George Zimmerman has publicly spoken out about his second-degree murder trial for the killing of unarmed teen Trayvon Martin, and despite receiving widespread backlash over the fatal shooting, he says that he has no regrets over the incident.
The 28-year-old sat down with Fox News' Sean Hannity alongside his defense attorney Mark O'Mara in Seminole County, Florida where he currently awaits trial. While he did apologize to the Martin family over the death of their son, he maintains that the killing was "all God's plan."
"I feel that it was all God's plan, and for me to second guess it or judge it," Zimmerman told Hannity before trailing off.

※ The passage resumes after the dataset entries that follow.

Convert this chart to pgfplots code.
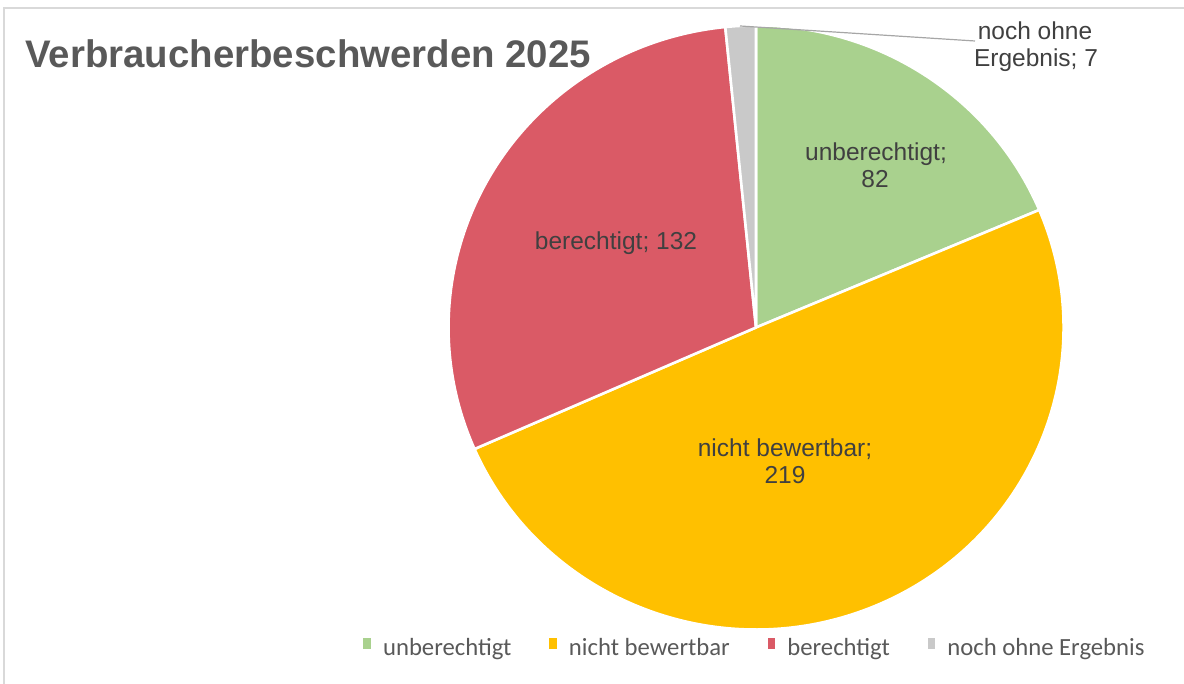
\documentclass[border=0pt]{standalone}
\usepackage{pgfplots}
\pgfplotsset{compat=1.18}
\usepackage{pgfplotstable}
\usepackage{fontspec}
\setmainfont{Liberation Sans}
\newfontfamily\legendfont{Carlito}

\definecolor{cgreen}{HTML}{A9D18E}
\definecolor{cyellow}{HTML}{FFC000}
\definecolor{cred}{HTML}{DA5A66}
\definecolor{cgray}{HTML}{C9C9C9}
\definecolor{ctitle}{HTML}{595959}
\definecolor{clabel}{HTML}{404040}
\definecolor{clegend}{HTML}{595959}
\definecolor{cborder}{HTML}{D9D9D9}
\definecolor{cleader}{HTML}{A6A6A6}

% values: unberechtigt, nicht bewertbar, berechtigt, noch ohne Ergebnis
\pgfplotstableread{
value
82
219
132
7
}\piedata
\pgfplotstablegetelem{0}{value}\of\piedata \let\vA\pgfplotsretval
\pgfplotstablegetelem{1}{value}\of\piedata \let\vB\pgfplotsretval
\pgfplotstablegetelem{2}{value}\of\piedata \let\vC\pgfplotsretval
\pgfplotstablegetelem{3}{value}\of\piedata \let\vD\pgfplotsretval
\pgfmathsetmacro\tot{\vA+\vB+\vC+\vD}
\pgfmathsetmacro\aA{90}
\pgfmathsetmacro\aB{\aA-(\vA/\tot)*360}
\pgfmathsetmacro\aC{\aB-(\vB/\tot)*360}
\pgfmathsetmacro\aD{\aC-(\vC/\tot)*360}
\pgfmathsetmacro\aE{\aD-(\vD/\tot)*360}

\newcommand\slice[3]{%
  \filldraw[fill=#3, draw=white, line width=1.3pt, line join=round]
    (axis cs:756,356.5) -- (axis cs:{756+307.5*cos(#1)},{356.5+302*sin(#1)})
    arc[start angle=#1, end angle=#2, x radius=153.75pt, y radius=151pt] -- cycle;}

\newcommand\lbl{\fontsize{12.25}{14}\selectfont}

\begin{document}
\begin{tikzpicture}
\begin{axis}[
  x=0.5pt, y=0.5pt,
  xmin=0, xmax=1184, ymin=0, ymax=684,
  hide axis, clip=false,
  legend columns=4,
  legend image code/.code={\fill[#1,draw=none] (0pt,-0.3pt) rectangle (3.8pt,5pt);},
  legend style={at={(axis cs:754,36)}, anchor=center, draw=none, fill=none,
    font=\legendfont\fontsize{12.35}{14}\selectfont, text=clegend,
    nodes={inner sep=0pt},
    /tikz/every odd column/.append style={column sep=6pt},
    /tikz/every even column/.append style={column sep=19pt}},
]
\slice{\aA}{\aB}{cgreen}
\slice{\aB}{\aC}{cyellow}
\slice{\aC}{\aD}{cred}
\slice{\aD}{\aE}{cgray}

\draw[cborder, line width=0.75pt] (axis cs:4,0) -- (axis cs:4,676) -- (axis cs:1184,676);

\node[anchor=base west, inner sep=0pt, text=ctitle, font=\bfseries\fontsize{19.2}{22}\selectfont]
  at (axis cs:25,616) {Verbraucherbeschwerden 2025};

\node[anchor=base, inner sep=0pt, text=clabel, font=\lbl] at (axis cs:876,523) {unberechtigt;};
\node[anchor=base, inner sep=0pt, text=clabel, font=\lbl] at (axis cs:875,496) {82};
\node[anchor=base, inner sep=0pt, text=clabel, font=\lbl] at (axis cs:785,227) {nicht bewertbar;};
\node[anchor=base, inner sep=0pt, text=clabel, font=\lbl] at (axis cs:785,200) {219};
\node[anchor=base, inner sep=0pt, text=clabel, font=\lbl] at (axis cs:616,434) {berechtigt; 132};
\node[anchor=base, inner sep=0pt, text=clabel, font=\lbl] at (axis cs:1035,644) {noch ohne};
\node[anchor=base, inner sep=0pt, text=clabel, font=\lbl] at (axis cs:1036,617) {Ergebnis; 7};
\draw[cleader, line width=0.6pt] (axis cs:740,658) -- (axis cs:975,643);

\addlegendimage{fill=cgreen}\addlegendentry{unberechtigt}
\addlegendimage{fill=cyellow}\addlegendentry{nicht bewertbar}
\addlegendimage{fill=cred}\addlegendentry{berechtigt}
\addlegendimage{fill=cgray}\addlegendentry{noch ohne Ergebnis}
\end{axis}
\pgfresetboundingbox
\path[use as bounding box] (0,0) rectangle (592pt,342pt);
\end{tikzpicture}
\end{document}
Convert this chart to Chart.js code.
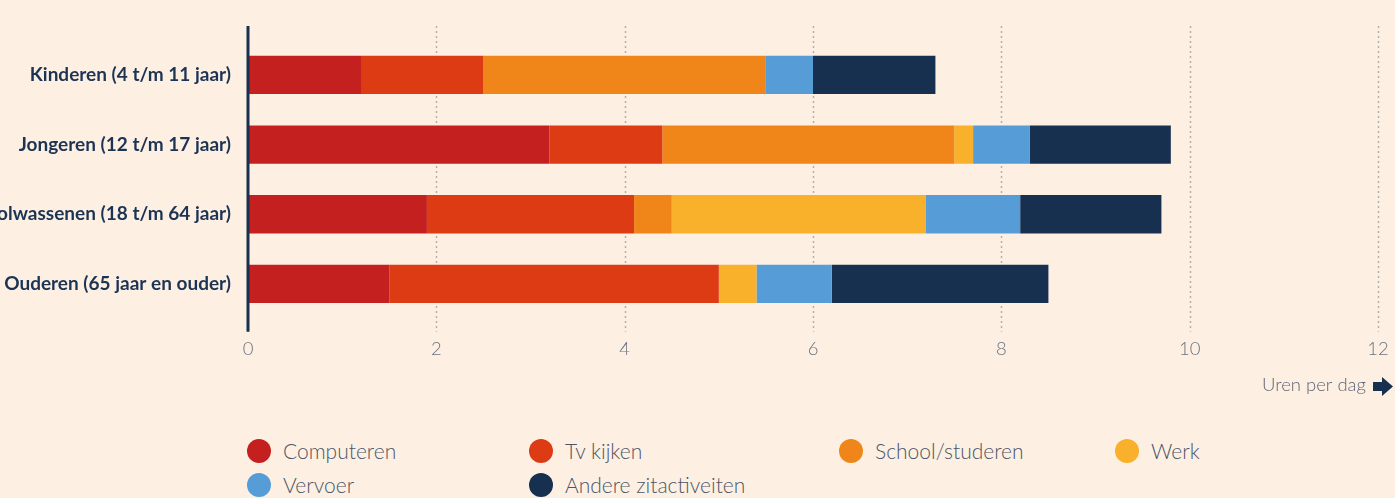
<!DOCTYPE html>
<html lang="nl">
<head>
<meta charset="utf-8">
<title>Zitgedrag per leeftijdsgroep</title>
<script src="https://cdn.jsdelivr.net/npm/chart.js@4.4.1/dist/chart.umd.min.js"></script>
<style>
    html, body {
        margin: 0;
        padding: 0;
        background: #fdf0e3;
        width: 1395px;
        height: 498px;
        overflow: hidden;
        font-family: 'Lato', 'Noto Sans', sans-serif;
    }
    #wrap {
        position: relative;
        width: 1395px;
        height: 420px;
    }
    #legend {
        display: grid;
        grid-template-columns: 282px 310px 276px 200px;
        row-gap: 9px;
        margin: 18px 0 0 247px;
    }
    .item {
        display: flex;
        align-items: center;
        height: 25px;
        font-size: 21px;
        font-weight: 300;
        color: #4b5567;
    }
    .dot {
        width: 24px;
        height: 24px;
        border-radius: 50%;
        margin-right: 12px;
        flex: none;
    }
</style>
</head>
<body>
<div id="wrap"><canvas id="sitChart" width="1395" height="420"></canvas></div>
<div id="legend"></div>

<script>
const groups = [
    'Kinderen (4 t/m 11 jaar)',
    'Jongeren (12 t/m 17 jaar)',
    'Volwassenen (18 t/m 64 jaar)',
    'Ouderen (65 jaar en ouder)'
];
const activities = ['Computeren', 'Tv kijken', 'School/studeren', 'Werk', 'Vervoer', 'Andere zitactiveiten'];
const colors = ['#c42020', '#dc3b14', '#f08619', '#f9b02b', '#569dd7', '#17304f'];

// uren per dag, per leeftijdsgroep
const computeren = [1.2, 3.2, 1.9, 1.5];
const tvKijken = [1.3, 1.2, 2.2, 3.5];
const school = [3.0, 3.1, 0.4, 0];
const werk = [0, 0.2, 2.7, 0.4];
const vervoer = [0.5, 0.6, 1.0, 0.8];
const andere = [1.3, 1.5, 1.5, 2.3];

const xTicks = [0, 2, 4, 6, 8, 10, 12];

const series = [computeren, tvKijken, school, werk, vervoer, andere];

// assen en stippellijnen iets langer dan het plotgebied
const frame = {
    id: 'frame',
    beforeDatasetsDraw(chart) {
        const ctx = chart.ctx;
        const x = chart.scales.x;
        const top = chart.chartArea.top - 14;
        const bottom = chart.chartArea.bottom + 13;
        ctx.save();
        ctx.strokeStyle = '#b3b0ac';
        ctx.lineWidth = 1.5;
        ctx.setLineDash([2, 3]);
        xTicks.forEach(function (v) {
            if (v === 0) return;
            const px = Math.round(x.getPixelForValue(v)) + 0.5;
            ctx.beginPath();
            ctx.moveTo(px, top);
            ctx.lineTo(px, bottom);
            ctx.stroke();
        });
        ctx.restore();
    },
    afterDatasetsDraw(chart) {
        const ctx = chart.ctx;
        const x = chart.scales.x;
        const x0 = x.getPixelForValue(0);
        ctx.save();
        ctx.strokeStyle = '#17304f';
        ctx.lineWidth = 3;
        ctx.beginPath();
        ctx.moveTo(x0, chart.chartArea.top - 14);
        ctx.lineTo(x0, chart.chartArea.bottom + 13);
        ctx.stroke();

        // as-titel met pijl
        ctx.fillStyle = '#5d6573';
        ctx.font = '300 18.5px Lato';
        ctx.textAlign = 'right';
        ctx.textBaseline = 'middle';
        ctx.fillText('Uren per dag', 1366, 385);

        ctx.fillStyle = '#17304f';
        ctx.beginPath();
        ctx.moveTo(1373, 382);
        ctx.lineTo(1382, 382);
        ctx.lineTo(1382, 377);
        ctx.lineTo(1393, 386.5);
        ctx.lineTo(1382, 396);
        ctx.lineTo(1382, 391);
        ctx.lineTo(1373, 391);
        ctx.closePath();
        ctx.fill();
        ctx.restore();
    }
};

new Chart(document.getElementById('sitChart'), {
    type: 'bar',
    data: {
        labels: groups,
        datasets: activities.map(function (name, i) {
            return {
                label: name,
                data: series[i],
                backgroundColor: colors[i],
                borderWidth: 0,
                barPercentage: 0.55,
                categoryPercentage: 1
            };
        })
    },
    options: {
        indexAxis: 'y',
        responsive: false,
        animation: false,
        layout: { padding: { top: 40, right: 17, bottom: 41, left: 0 } },
        plugins: {
            legend: { display: false },
            tooltip: { enabled: false }
        },
        scales: {
            x: {
                stacked: true,
                min: 0,
                max: 12,
                afterBuildTicks: function (axis) {
                    axis.ticks = xTicks.map(function (v) { return { value: v }; });
                },
                afterFit: function (axis) {
                    axis.paddingRight = 0;
                    axis.paddingLeft = 0;
                },
                grid: { display: false, drawTicks: false },
                border: { display: false },
                ticks: {
                    padding: 19,
                    color: '#6b7280',
                    font: { family: 'Lato', size: 18.5, weight: '300' }
                }
            },
            y: {
                stacked: true,
                afterFit: function (axis) { axis.width = 248; },
                grid: { display: false, drawTicks: false },
                border: { display: false },
                ticks: {
                    padding: 17,
                    color: '#1c3454',
                    font: { family: 'Lato', size: 19, weight: 'bold' }
                }
            }
        }
    },
    plugins: [frame]
});

const legend = document.getElementById('legend');
activities.forEach(function (name, i) {
    const item = document.createElement('div');
    item.className = 'item';
    const dot = document.createElement('span');
    dot.className = 'dot';
    dot.style.background = colors[i];
    item.appendChild(dot);
    item.appendChild(document.createTextNode(name));
    legend.appendChild(item);
});
</script>
</body>
</html>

Hannity asked Zimmerman whether there is anything that he may have done differently that night that he shot and killed Martin, to which he responded "No, sir."
Zimmerman was released from jail for a second time on $1 million bond in July after his initial bond was revoked because a Florida judge discovered that he and his wife Shellie had lied to a judge about their finances.
The self-appointed neighborhood watchman, who is partly Caucasian and Hispanic, was charged with second-degree murder in April over the Feb. 26 shooting death of Martin, an African-American teenager.
Zimmerman claims that he shot Martin in self defense, but Martin's family maintain that their son was profiled and subsequently murdered by Zimmerman.
The case sparked national debates on race and various celebrities including Spike Lee and Al Sharpton called for nationwide rallies to protest after police failed to arrest Zimmerman immediately after the killing. He was eventually arrested two months after the killing when Special Prosecutor Angela Corey was able to review the case and establish the appropriate charges.
Zimmerman called on both Lee and Sharpton to apologize for what he described as "wrong" judgments he claims they both made about the case.
"I can't guess what their motives are. I would just ask for an apology. I mean, if I did something that was wrong, I would apologize," Zimmerman said.
Zimmerman said that he prays for the Martin family "daily" and says that he is "sorry" for their loss.
"I do wish that there was something, anything I could have done that would have put me in the position that I wouldn't have to take his life. I'm sorry that this happened. I hate to think that because of this incident, because of my actions, that it's polarized and divided America," he said.
On Monday Zimmerman's cousin, identified only as "witness 9" in prosecution records, accused him of sexually abusing her when they were both children over a 10-year period. She is expected to testify against him in the upcoming trial.